I was recently confronted with this issue when my client was sued by a tenant who was injured at property it owned, but subject to a repurchase agreement. The repurchase agreement gave control of the location where the injury occurred to the tenant, and not my client. We filed a motion to dismiss, arguing that my client did not have control of the location where the plaintiff was injured and relied on the following case law:

  • In Gilley v. Kiddel, the plaintiff sustained injuries when she fell down the stairs inside an apartment owned by the defendant and leased to the plaintiff’s boyfriend, Shipman. 372 Ill.App.3d 271, 272 (2nd Dist. 2007). Plaintiff brought suit against Shipman and the landlord under a theory of premises liability. Id. The landlord moved for summary judgment on the basis that the landlord was not liable for injuries caused by a defective condition on the premises leased to the tenant and under the tenant’s control. Id. 273. The trial court granted the motion for summary judgment and plaintiff appealed. Id. On appeal, the court found that “[i]t is well settled in Illinois that a landlord is not liable for injuries caused by a defective or dangerous condition on premises leased to a tenant and under the tenant’s control.” Id. at 275. See also Klitzka v. Hellios, 348 Ill.App.3d 594, 597 (2004). “Therefore, a lessor who relinquishes control of property to a lessee owes no duty to a third party who is injured while on the leased property.” Id. The appellate court found that the lease agreement provided that the tenant was responsible to maintain the premises in good condition. Id. at 276. Further, the appellate court found that even though the lease reserved the landlord’s right to enter the apartment and make repairs, that it did not impose a duty on the landlord to make repairs. Id. The appellate court affirmed that trial court’s ruling granting the landlord’s dismissal of plaintiff’s amended complaint, because there was no basis on which the landlord could be liable for plaintiff’s injuries. Id. at 278.

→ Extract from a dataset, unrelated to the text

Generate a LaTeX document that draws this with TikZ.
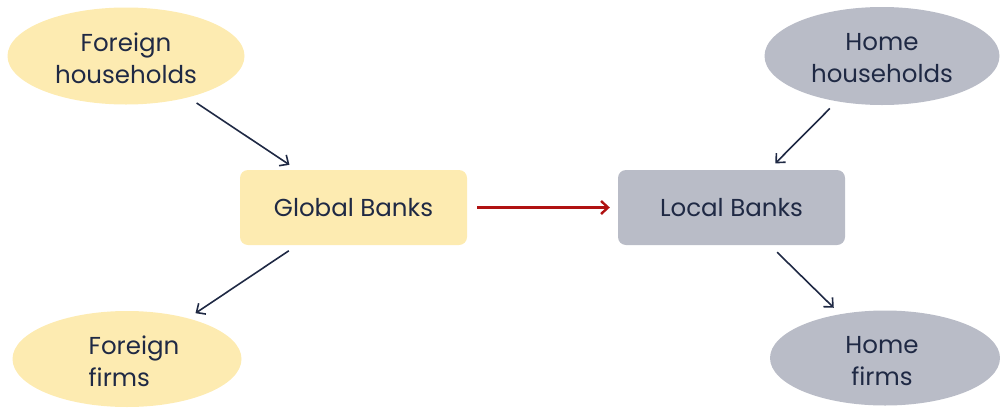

In their response brief, Plaintiff’s counsel made the typical argument, by attempting to find a question of fact as to whether the area in question was under my client’s control. Despite Plaintiff’s attempts to circumvent this clear principle of Illinois law, our motion to dismiss was granted and our client was dismissed from the lawsuit with prejudice. This is a perfect example of why detailed and thorough investigation of a claim at the very early stages of a case are so important, because finding these details early may win your case and save on litigation costs.